Farrugia also paid tribute to the former administration, at least by way of saying that the Maltese economy kept its head above the water during the financial crisis, in part because of austerity measures it employed.

“And we all criticised the government for it. Back then oil was over $140 a barrel… and from those days of austerity, the Labour government found an administration wanting where it came to governance, and a fund of €1 billion in EU funds. Let’s be realistic: this government built on the strong foundations it found when it assumed power… and now we have a minister who doesn’t even put his trust in his own country’s reputable financial services industry but that of Panama. A blow to the 9,000 jobs built over 20 years for this industry.”

Farrugia said Mizzi had brought about a great burden on Malta and Labour, asking people how fuel and energy prices had not been reduced further now that the international price of oil had fell.

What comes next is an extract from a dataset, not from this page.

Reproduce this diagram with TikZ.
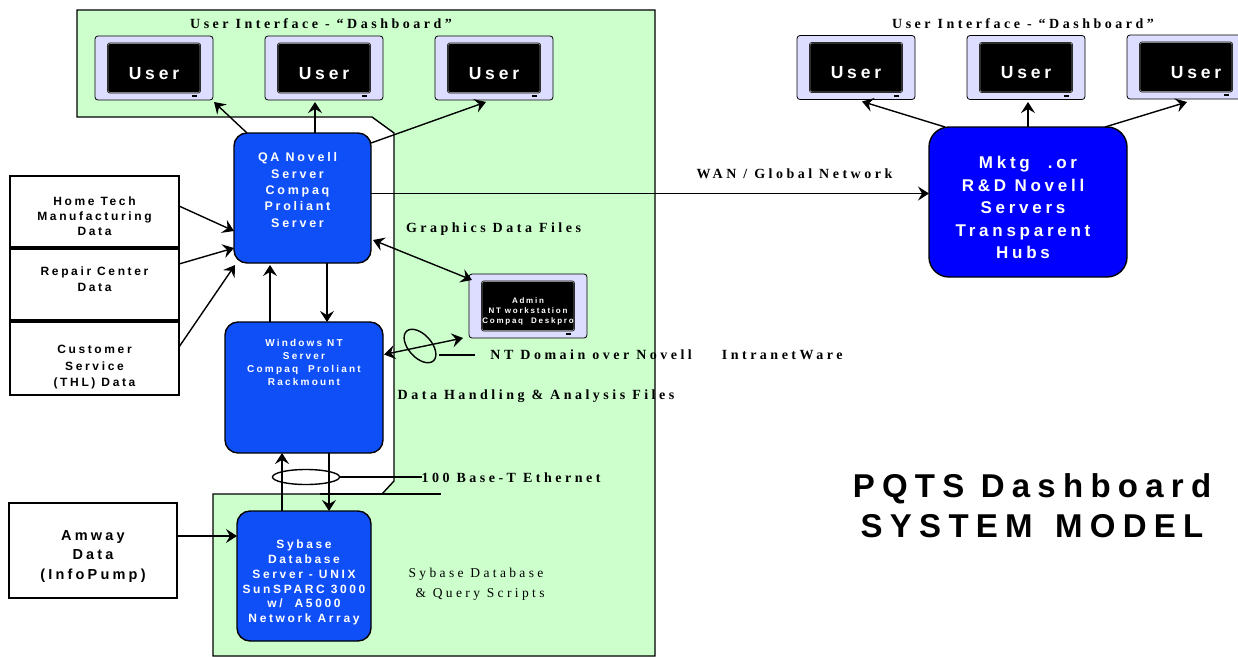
\documentclass[tikz,border=0pt]{standalone}
\usepackage{fontspec}
\usepackage{tikz}
\usetikzlibrary{arrows.meta}
\usetikzlibrary{shapes.geometric}
\newfontfamily\boxfont[LetterSpace=22]{Liberation Sans}
\newfontfamily\capfont[LetterSpace=25]{Liberation Serif}
\newcommand{\padtop}[1]{\rule{0pt}{#1}}
\newcommand{\padbot}[1]{\rule[-#1]{0pt}{#1}}
\newcommand{\nudge}[1]{\mbox{#1\kern10pt}}
\definecolor{panelgreen}{HTML}{CCFFCC}
\definecolor{qablue}{HTML}{0F4FF7}
\definecolor{monframe}{HTML}{DDDDFF}

\begin{document}
\begin{tikzpicture}[x=1pt, y=-1pt, line width=1.4pt,
				   every node/.style={outer sep=0pt, inner sep=0pt, align=center},
				   tip/.tip={Stealth[length=11pt, width=14pt, inset=4pt]},
				   link/.style={-tip},
				   twolink/.style={tip-tip},
				   server/.style={draw=black, fill=qablue, rounded corners=13pt, text=white},
				   source/.style={draw=black, fill=white, minimum width=169pt},
				   monitor/.style={draw=black, line width=0.8pt, fill=monframe, rounded corners=3pt, minimum width=118pt, minimum height=64pt},
				   screen/.style={draw=black, line width=0.5pt, fill=black, double=gray, double distance=0.8pt, rounded corners=2pt, text=white, minimum width=92pt, minimum height=49pt},
				   ring/.style={draw=black, ellipse, fill=none},
				   caption/.style={font=\capfont\bfseries\fontsize{14}{20}\selectfont},
				   plaincaption/.style={font=\capfont\fontsize{13.5}{20}\selectfont}]
\useasboundingbox (0,0) rectangle (1238,656);
\clip (0,0) rectangle (1238,656);
% green panel behind the servers
\draw[fill=panelgreen] (77,10) -- (655,10) -- (655,656) -- (213,656) -- (213,494) -- (382,494) -- (394,481) -- (394,133) -- (372,117) -- (77,117) -- cycle;
\coordinate (panelstub) at (320,494);
\coordinate (panelend) at (441,494);
\draw (panelstub) -- (panelend);

% monitors
\foreach \mon/\x/\y in {one/154/68, two/324/68, three/494/68, four/856/67.5, five/1026/67.5, six/1186/67, admin/528/306}{
	\node[monitor] (\mon) at (\x,\y) {};
	\fill (\x+38,\y+27) rectangle (\x+43,\y+29);
}
\foreach \mon/\txt in {one/User, two/User, three/User, four/User, five/User, six/\hspace*{20pt}User}{
	\node[screen, font=\boxfont\bfseries\fontsize{17.5}{20}\selectfont] (scr\mon) at (\mon.center) {\padtop{23pt}\txt};
}
\node[screen, font=\boxfont\bfseries\fontsize{8}{10}\selectfont] (scradmin) at (admin.center) {\padtop{16pt}Admin\\NT workstation\\Compaq~~Deskpro};

% servers
\node[server, minimum width=137pt, minimum height=130pt, font=\boxfont\bfseries\fontsize{12.5}{16.4}\selectfont] (qa) at (302.5,198) {\nudge{QA Novell}\\\nudge{Server}\\\nudge{Compaq}\\\nudge{Proliant}\\\nudge{Server}\padbot{16pt}};
\node[server, minimum width=158pt, minimum height=131pt, font=\boxfont\bfseries\fontsize{10}{13}\selectfont] (win) at (304,387.5) {Windows NT\\Server\\Compaq~~Proliant\\Rackmount\padbot{50pt}};
\node[server, minimum width=134pt, minimum height=130pt, font=\boxfont\bfseries\fontsize{12}{14.8}\selectfont] (syb) at (304,576) {\padtop{22pt}Sybase\\Database\\Server - UNIX\\SunSPARC 3000\\w/~~A5000\\Network Array};
\node[server, fill=blue, rounded corners=20pt, minimum width=198pt, minimum height=150pt, font=\boxfont\bfseries\fontsize{17}{22.5}\selectfont] (mktg) at (1028,202) {\padtop{24pt}\mbox{Mktg\hspace{18pt}.or}\\\nudge{R\&D Novell}\\\nudge{Servers}\\\nudge{Transparent}\\\nudge{Hubs}};

% data sources
\node[source, minimum height=71pt, font=\boxfont\bfseries\fontsize{12}{15}\selectfont] (home) at (94.5,211.5) {\padtop{18pt}Home Tech\\Manufacturing\\Data};
\node[source, minimum height=71pt, font=\boxfont\bfseries\fontsize{12}{16}\selectfont] (repair) at (94.5,284.5) {Repair Center\\Data\padbot{11pt}};
\node[source, minimum height=73pt, font=\boxfont\bfseries\fontsize{12}{16.5}\selectfont] (cust) at (94.5,358.5) {\padtop{26pt}Customer\\Service\\(THL) Data};
\node[source, minimum width=168pt, minimum height=95pt, font=\boxfont\bfseries\fontsize{14.5}{19.5}\selectfont] (amway) at (93,550.5) {\padtop{21pt}Amway\\Data\\(InfoPump)};

% captions
\node[caption] (uileft) at (321,24) {User Interface - “Dashboard”};
\node[caption] (uiright) at (1023,24) {User Interface - “Dashboard”};
\node[caption] (wan) at (794.5,174) {WAN / Global Network};
\node[caption] (graphics) at (493.5,229) {Graphics Data Files};
\node[caption] (domain) at (666.5,355) {NT Domain over Novell\hspace{30pt}IntranetWare};
\node[caption] (handling) at (536,396) {Data Handling \& Analysis Files};
\node[caption] (ethernet) at (511,478) {100 Base-T Ethernet};
\node[plaincaption] (sybcap) at (476,584) {Sybase Database\\\hspace*{8pt}\& Query Scripts};
\node[font=\boxfont\addfontfeature{LetterSpace=22}\bfseries\fontsize{33}{40}\selectfont] (title) at (1032,506) {PQTS Dashboard\\SYSTEM\hspace{6pt} MODEL};

% rings around the network lines
\node[ring, minimum width=67pt, minimum height=15pt] (ringeth) at (306,477) {};
\node[ring, minimum width=40pt, minimum height=23pt, rotate=-48] (ringnt) at (420,346) {};
\coordinate (ntstub) at (475,355);
\draw ([shift={(19,9)}]ringnt.center) -- (ntstub);
\draw (ringeth.east) -- (ringeth.east -| ethernet.west);

% connectors
\draw[link] ([xshift=-55.5]qa.north) -- ([shift={(60,34)}]one.center);
\draw[link] ([xshift=12.5]qa.north) -- ([shift={(-9,34)}]two.center);
\draw[link] ([shift={(68.5,-55)}]qa.center) -- ([shift={(-8,34)}]three.center);
\draw[link] ([shift={(68.5,-4.5)}]qa.center) -- ([shift={(-99,-8.5)}]mktg.center);
\draw[link] (home.east |- 0,206) -- ([shift={(-68.5,33)}]qa.center);
\draw[link] (repair.east |- 0,264) -- ([shift={(-68.5,50)}]qa.center);
\draw[link] (cust.east |- 0,347) -- ([shift={(-67.5,67)}]qa.center);
\draw[link] ([xshift=-34]win.north) -- ([shift={(-32.5,67)}]qa.center);
\draw[link] ([xshift=24.5]qa.south) -- ([xshift=23]win.north);
\draw[twolink] ([shift={(70.5,42)}]qa.center) -- ([shift={(-56,-26)}]admin.center);
\draw[twolink] ([shift={(80,-33)}]win.center) -- ([shift={(-65,32)}]admin.center);
\draw[link] ([xshift=-22]syb.north) -- ([xshift=-22]win.south);
\draw[link] ([xshift=25]win.south) -- ([xshift=25]syb.north);
\draw[link] (amway.east |- 0,536) -- ([shift={(-67,-40)}]syb.center);
\draw[link] ([xshift=-83]mktg.north) -- ([shift={(6,34)}]four.center);
\draw[link] (mktg.north) -- ([shift={(2,34.5)}]five.center);
\draw[link] ([xshift=77]mktg.north) -- ([shift={(1,35)}]six.center);
\end{tikzpicture}
\end{document}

She took him to task for not publishing contracts on deals he had presided over as energy and health minister. “So many unknowns took place – a power station commissioned to a foreign consortium that even needed a bank guarantee from Bank of Valletta – which begs the question: is he [Konrad Mizzi] serving us the people, or not?”

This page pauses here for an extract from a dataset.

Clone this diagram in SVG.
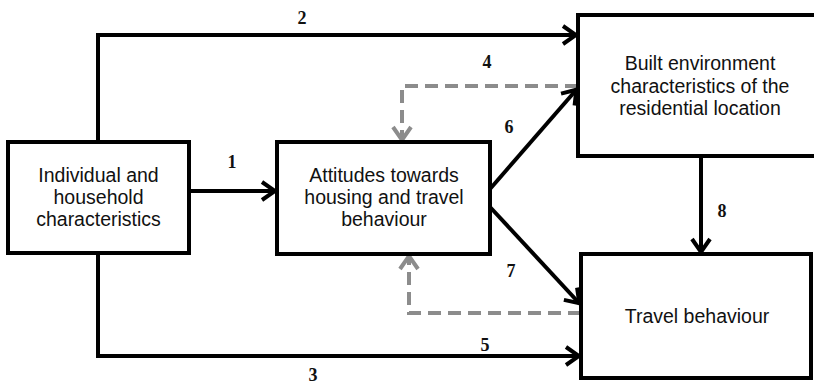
<svg xmlns="http://www.w3.org/2000/svg" width="814" height="387" viewBox="0 0 814 387">
<style>
.box{fill:#fff;stroke:#000;stroke-width:4}
.t{font-family:"Liberation Sans",Arial,sans-serif;font-size:19.5px;fill:#111;text-anchor:middle}
.n{font-family:"Liberation Serif","Times New Roman",serif;font-size:18px;font-weight:bold;fill:#111;text-anchor:middle}
.c{fill:none;stroke:#000;stroke-width:4}
.d{fill:none;stroke:#8c8c8c;stroke-width:4;stroke-dasharray:13 7}
</style>
<defs>
<marker id="ah" markerUnits="userSpaceOnUse" viewBox="-18 -12 20 24" refX="0" refY="0" markerWidth="20" markerHeight="24" orient="auto">
<path d="M-14,-9 L-1,0 L-14,9" fill="none" stroke="#000" stroke-width="4"/>
</marker>
<marker id="ag" markerUnits="userSpaceOnUse" viewBox="-18 -12 20 24" refX="0" refY="0" markerWidth="20" markerHeight="24" orient="auto">
<path d="M-14,-9 L-1,0 L-14,9" fill="none" stroke="#8c8c8c" stroke-width="4"/>
</marker>
</defs>
<rect width="814" height="387" fill="#fff"/>
<g id="connectors">
<path class="c" d="M98,142 V35 H577" marker-end="url(#ah)"/>
<path class="c" d="M189,191 H276" marker-end="url(#ah)"/>
<path class="c" d="M98,253 V356 H580" marker-end="url(#ah)"/>
<path class="d" d="M578,86 H402 V141" marker-end="url(#ag)"/>
<path class="c" d="M490,189 L577,89" marker-end="url(#ah)"/>
<path class="c" d="M490,207 L580,304" marker-end="url(#ah)"/>
<path class="d" d="M581,313 H409 V255" marker-end="url(#ag)"/>
<path class="c" d="M701,156 V253" marker-end="url(#ah)"/>
<text class="n" x="302" y="24">2</text>
<text class="n" x="232" y="168">1</text>
<text class="n" x="313" y="381">3</text>
<text class="n" x="487" y="68">4</text>
<text class="n" x="485" y="351">5</text>
<text class="n" x="509" y="133">6</text>
<text class="n" x="511" y="277">7</text>
<text class="n" x="722" y="217">8</text>
</g>
<g id="node-individual">
<rect class="box" x="8" y="142" width="181" height="111"/>
<text class="t" x="98.5" y="182">Individual and</text>
<text class="t" x="98.5" y="204">household</text>
<text class="t" x="98.5" y="226">characteristics</text>
</g>
<g id="node-attitudes">
<rect class="box" x="277" y="142" width="213" height="112"/>
<text class="t" x="384" y="182">Attitudes towards</text>
<text class="t" x="384" y="204">housing and travel</text>
<text class="t" x="384" y="226">behaviour</text>
</g>
<g id="node-built">
<rect class="box" x="578" y="15" width="240" height="141"/>
<text class="t" x="700" y="70">Built environment</text>
<text class="t" x="700" y="93">characteristics of the</text>
<text class="t" x="700" y="115">residential location</text>
</g>
<g id="node-travel">
<rect class="box" x="581" y="254" width="230" height="124"/>
<text class="t" x="697" y="323">Travel behaviour</text>
</g>
</svg>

Farrugia also delved into the American University of Malta debacle, pointing out how the Labour administration simply picked an investor to regale him with an enormous piece of land. “This 90,000 square metre gift was reduced to 20,000 square metres. But it also behooves us to ask why, if the Institute for Tourism Studies is being moved to Smart City, wasn’t AUM also provided the same space at Smart City?

“How can we not doubt the intentions of people, who give an investor this kind of space for a private university when they left Castille without even having a licence for a university? It’s funny then, that Mizzi and Schembri were denied bank accounts by seven international banks because they were ‘high-risk’, but we gifted that kind of land just like that…”

Farrugia said that it pained her to think that she had believed in the dream that Labour could have delivered politics that is transparent, meritocratic, that gave equal opportunity to people, “to see the damage this government is wreaking on workers and students.”